With the model loaded and all chunks prepared, the next step is to iterate through each one and use the model to convert its text into a vector embedding.

In [4]:
# === GENERATE EMBEDDINGS ===
embeddings = []
for chunk in tqdm(all_chunks, desc='Encoding chunks'):
    text = chunk['text']
    embedding = embedding_model.encode(text)
    embeddings.append(embedding)

print(f'Generated {len(embeddings)} embeddings')

Encoding chunks:   0%|          | 0/954 [00:00<?, ?it/s]

Generated 954 embeddings


---

## **4. Populating the Vector Database**

Now that we generated the vector embeddings, the final step is to load them into Weaviate. This will make our chunks searchable and ready for the retrieval experiments in the next notebook.

The process is handled in three main parts:
1.  **Creating a Clean Collection**: To ensure a fresh start every time the script is run, the code first checks if a collection named `StyleGuide` already exists and deletes it. This is a common practice during development to avoid errors or duplicate data.
2.  **Defining the Data Schema**: Before we can add data, we need to tell Weaviate what our data objects will look like.
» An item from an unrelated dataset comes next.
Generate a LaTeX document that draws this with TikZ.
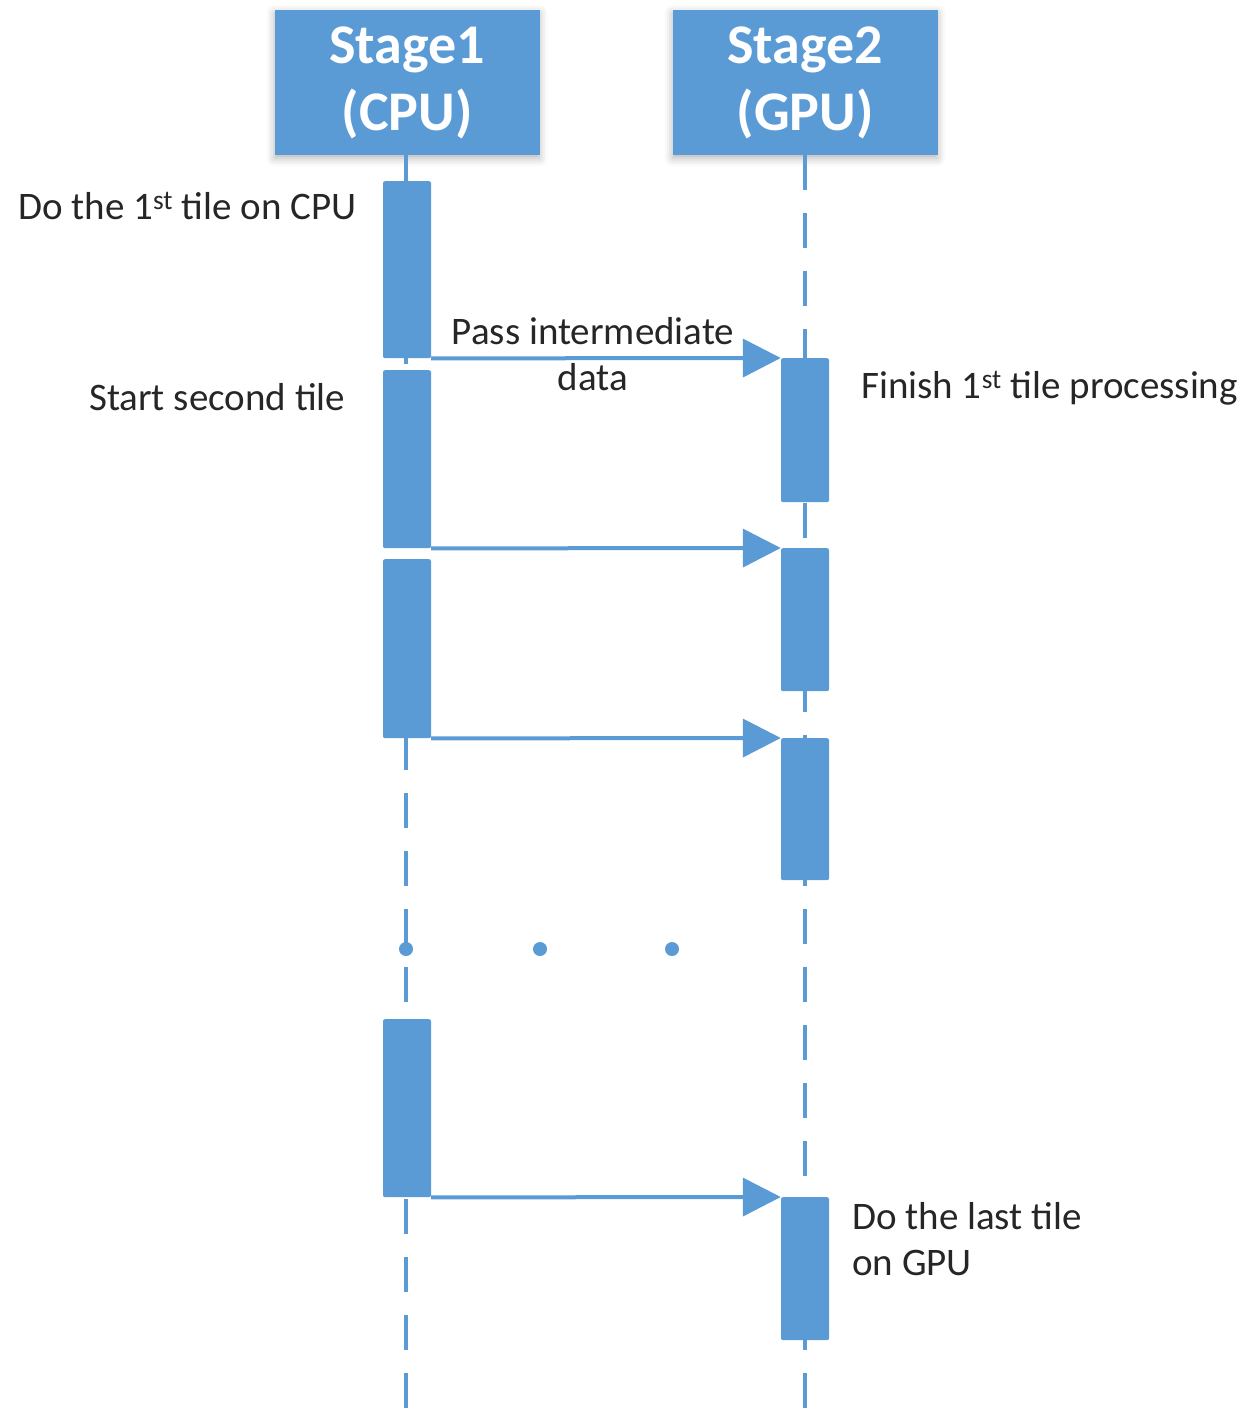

The code creates a new collection and defines a schema with properties for all the metadata we generated in the first notebook (`chunk_id`, `text`, `part`, `chapter`, `method`, etc.). It also configures the vector index to use **cosine distance**. This metric is well-suited for text embeddings because it measures similarity based on the **direction** of the vectors (capturing semantic meaning) rather than their magnitude, which can be influenced by factors like text length.
3.  **Batch Importing the Data**: Finally, the script iterates through our chunks and their corresponding embeddings. It uses Weaviate's efficient **batch import** feature to load 100 items at a time, storing both the chunk's metadata and its vector in a single database entry.

In [5]:
# === WEAVIATE SETUP AND DATA IMPORT ===
with weaviate.connect_to_local() as client:
    # Remove existing collection to ensure clean data import
    if client.collections.exists(COLLECTION_NAME):
        client.collections.delete(COLLECTION_NAME)
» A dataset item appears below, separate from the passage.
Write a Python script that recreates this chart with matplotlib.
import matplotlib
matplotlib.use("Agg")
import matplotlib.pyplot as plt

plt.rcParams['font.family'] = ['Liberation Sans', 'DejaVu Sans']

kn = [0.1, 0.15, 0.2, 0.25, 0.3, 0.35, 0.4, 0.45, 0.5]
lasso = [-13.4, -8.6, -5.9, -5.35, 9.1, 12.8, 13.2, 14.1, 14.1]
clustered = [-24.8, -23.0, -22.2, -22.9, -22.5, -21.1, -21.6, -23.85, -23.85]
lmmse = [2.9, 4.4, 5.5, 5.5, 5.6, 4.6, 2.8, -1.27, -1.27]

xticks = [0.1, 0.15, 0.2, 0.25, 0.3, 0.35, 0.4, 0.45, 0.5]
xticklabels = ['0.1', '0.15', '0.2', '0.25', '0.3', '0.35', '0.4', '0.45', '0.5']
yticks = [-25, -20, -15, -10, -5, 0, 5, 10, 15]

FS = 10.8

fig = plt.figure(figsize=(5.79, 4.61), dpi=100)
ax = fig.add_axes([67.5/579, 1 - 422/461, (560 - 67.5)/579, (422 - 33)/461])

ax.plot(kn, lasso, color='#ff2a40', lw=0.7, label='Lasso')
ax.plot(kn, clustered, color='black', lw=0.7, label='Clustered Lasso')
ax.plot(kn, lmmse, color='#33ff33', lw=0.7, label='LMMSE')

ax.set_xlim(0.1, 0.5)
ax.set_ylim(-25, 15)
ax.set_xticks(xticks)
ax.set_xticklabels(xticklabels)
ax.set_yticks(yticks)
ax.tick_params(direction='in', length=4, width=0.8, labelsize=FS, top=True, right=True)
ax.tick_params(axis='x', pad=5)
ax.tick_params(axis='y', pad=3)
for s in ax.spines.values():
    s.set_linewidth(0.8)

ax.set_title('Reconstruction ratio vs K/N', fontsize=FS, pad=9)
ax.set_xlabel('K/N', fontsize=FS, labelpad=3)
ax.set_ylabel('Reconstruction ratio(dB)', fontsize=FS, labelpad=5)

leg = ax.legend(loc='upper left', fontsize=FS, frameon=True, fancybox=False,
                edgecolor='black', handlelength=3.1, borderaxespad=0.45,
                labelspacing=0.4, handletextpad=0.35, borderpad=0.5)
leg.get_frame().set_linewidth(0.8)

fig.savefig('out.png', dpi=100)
    # Define collection schema with document metadata structure
    collection = client.collections.create(
        name=COLLECTION_NAME,
        properties=[
            weaviate.classes.config.Property(name='chunk_id', data_type=weaviate.classes.config.DataType.TEXT),
            weaviate.classes.config.Property(name='text', data_type=weaviate.classes.config.DataType.TEXT),
            weaviate.classes.config.Property(name='part', data_type=weaviate.classes.config.DataType.TEXT),
            weaviate.classes.config.Property(name='chapter', data_type=weaviate.classes.config.DataType.TEXT),
            weaviate.classes.config.Property(name='section', data_type=weaviate.classes.config.DataType.TEXT),
            weaviate.classes.config.Property(name='subsection', data_type=weaviate.classes.config.DataType.TEXT),
            weaviate.classes.config.Property(name='page_number', data_type=weaviate.classes.config.DataType.TEXT),
            weaviate.classes.config.Property(name='token_count', data_type=weaviate.classes.config.DataType.INT),
            weaviate.classes.config.Property(name='method', data_type=weaviate.classes.config.DataType.TEXT),
            weaviate.classes.config.Property(name='source_document', data_type=weaviate.classes.config.DataType.TEXT),
            weaviate.classes.config.Property(name='is_split', data_type=weaviate.classes.config.DataType.BOOL),
        ],
        # Configure vector index for custom embeddings
        vector_index_config=weaviate.classes.config.Configure.VectorIndex.hnsw(
            distance_metric=weaviate.classes.config.VectorDistances.COSINE
        )
    )

    # Batch import chunks with pre-computed embeddings
    with collection.batch.fixed_size(100) as batch:
        for chunk, embedding in zip(all_chunks, embeddings):
            chunk_properties = {
                'chunk_id': chunk.get('chunk_id'),
                'text': chunk.get('text'),
                'part': chunk.get('part', 'N/A'),
                'chapter': chunk.get('chapter', 'N/A'),
                'section': chunk.get('section', 'N/A'),
                'subsection': chunk.get('subsection', 'N/A'),
                'page_number': str(chunk.get('page_number', 'N/A')),
                'token_count': chunk.get('token_count'),
                'method': chunk.get('method'),
                'source_document': chunk.get('source_document'),
                'is_split': chunk.get('is_split', False),
            }
            batch.add_object(
                properties=chunk_properties,
                vector=embedding.tolist()
            )

    print(f'✅ Imported {len(all_chunks)} chunks into Weaviate')

✅ Imported 954 chunks into Weaviate


We have now transformed our raw text chunks into a searchable vector index, setting the stage for the evaluation phase.